Impact angle-constrained integrated guidance and control for supersonic skid-to-turn missiles using backstepping with global fast terminal sliding mode control

Abstract

An integrated guidance and control (IGC) scheme based on global terminal sliding mode control (GTSMC), backstepping control (BC), linear feedback (LF), dynamic surface control (DSC), reduced-order extended state observer (ESO) for a supersonic skid-to-turn (STT) interceptor intercepting maneuvering targets is presented. The IGC scheme considers the delay dynamics of the rudder and solves the impact angle constraint. First, a fifth-order strict-feedback nonlinear IGC model with mismatched uncertainties was established taking into account the rudder delay dynamics.
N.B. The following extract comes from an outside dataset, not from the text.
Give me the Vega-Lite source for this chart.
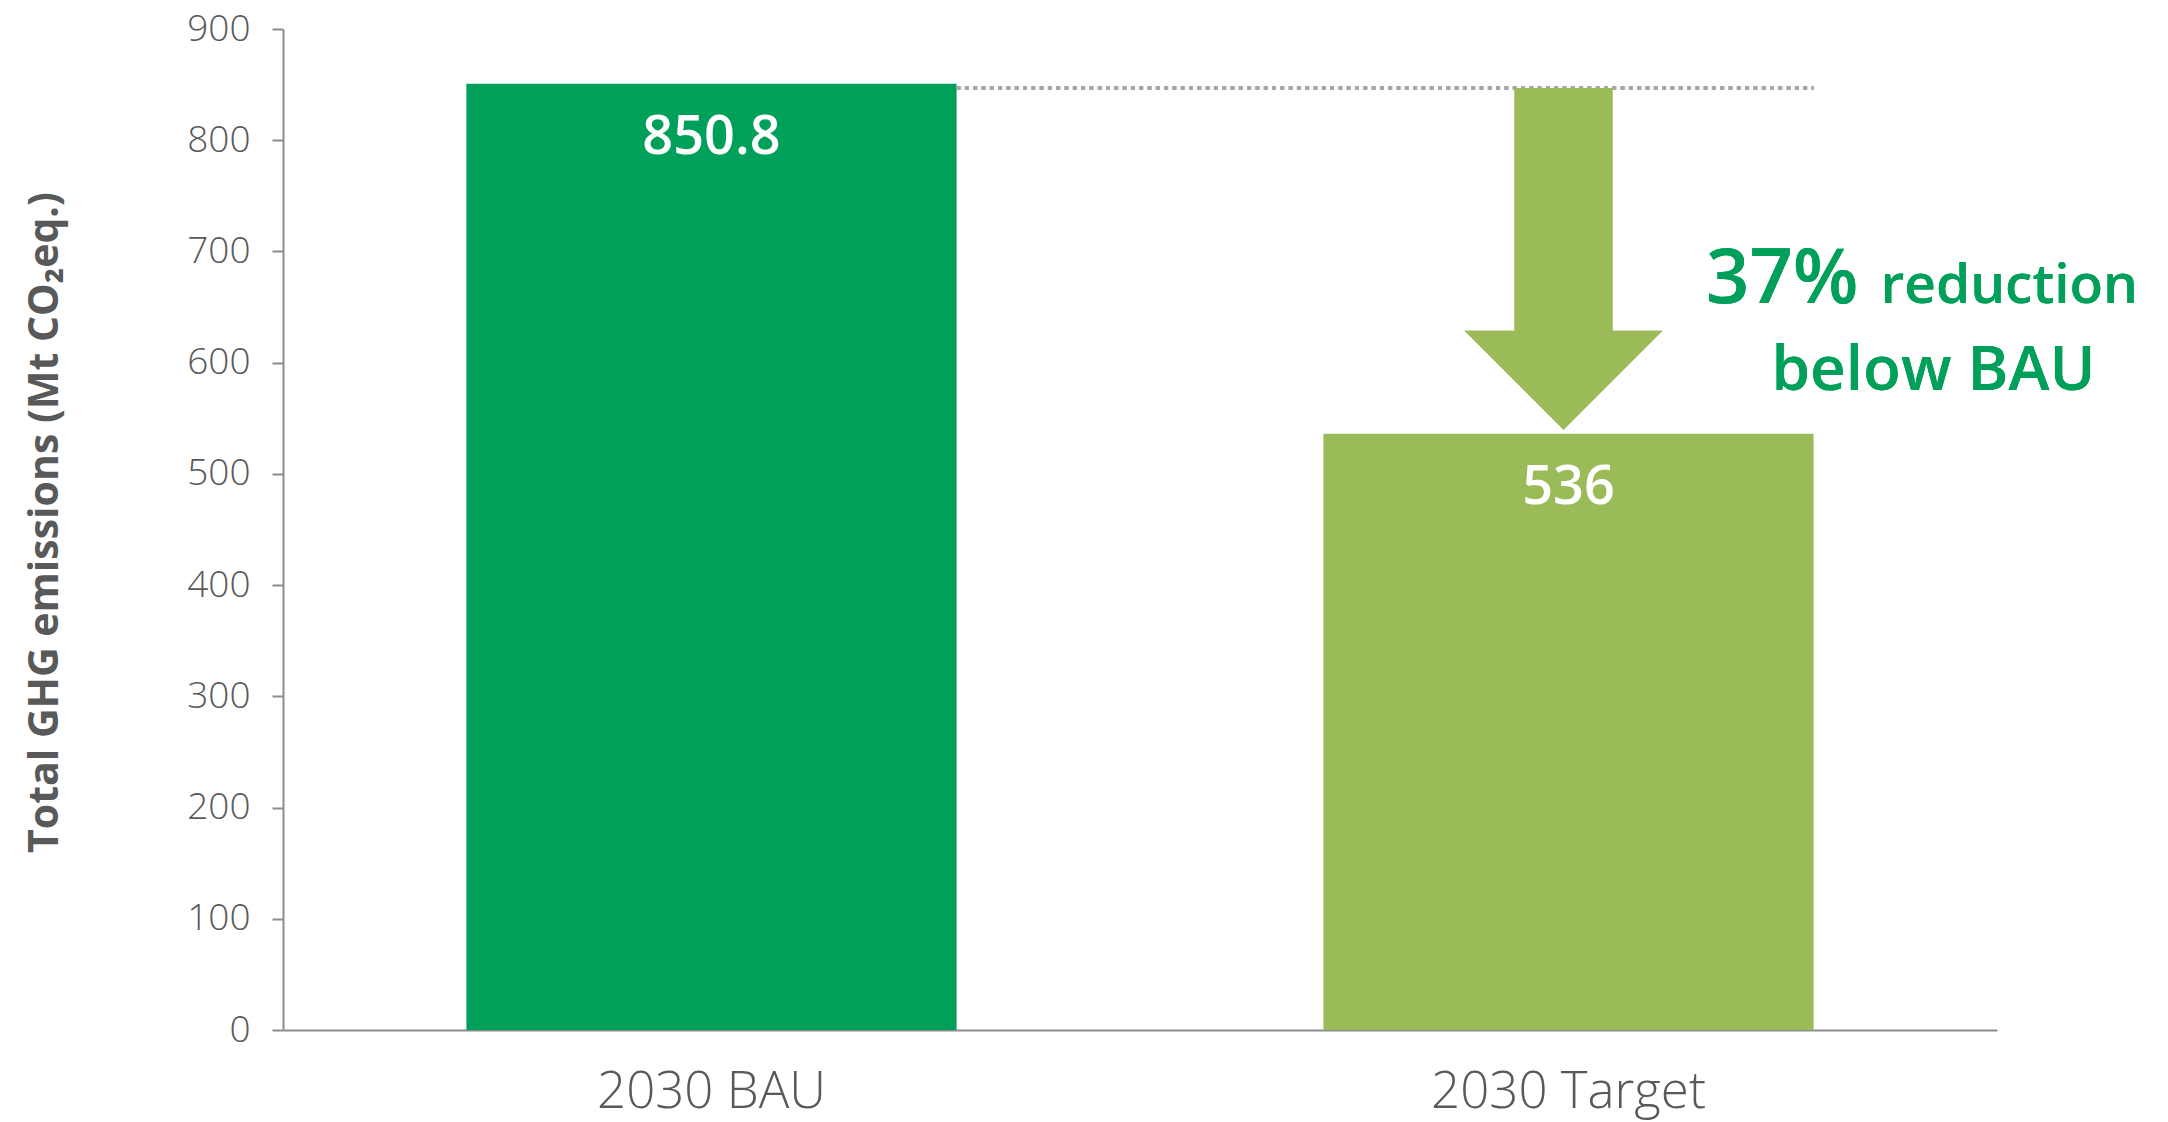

Second, the guidance and control system based on BC consists of the guidance subsystem, normal overload subsystem, attitude subsystem, rudder subsystem. Each subsystem was designed based on the GTSMC and LF. In particular, the GTSMC was designed for the guidance subsystem to ensure the fast convergence of the line-of-sight angle. The DSC was introduced to calculate virtual commands to prevent “differential explosion”. The unknown lumped disturbances, including target maneuvers, external disturbances, and perturbations caused by the aerodynamic parameters, were accurately estimated and compensated for by the reduced-order ESO in the proposed IGC scheme. The closed-loop system was proved to be stable and the system states to be uniformly bounded using Lyapunov theory. Finally, simulation results demonstrated the superiority of the proposed IGC scheme compared to previously proposed schemes.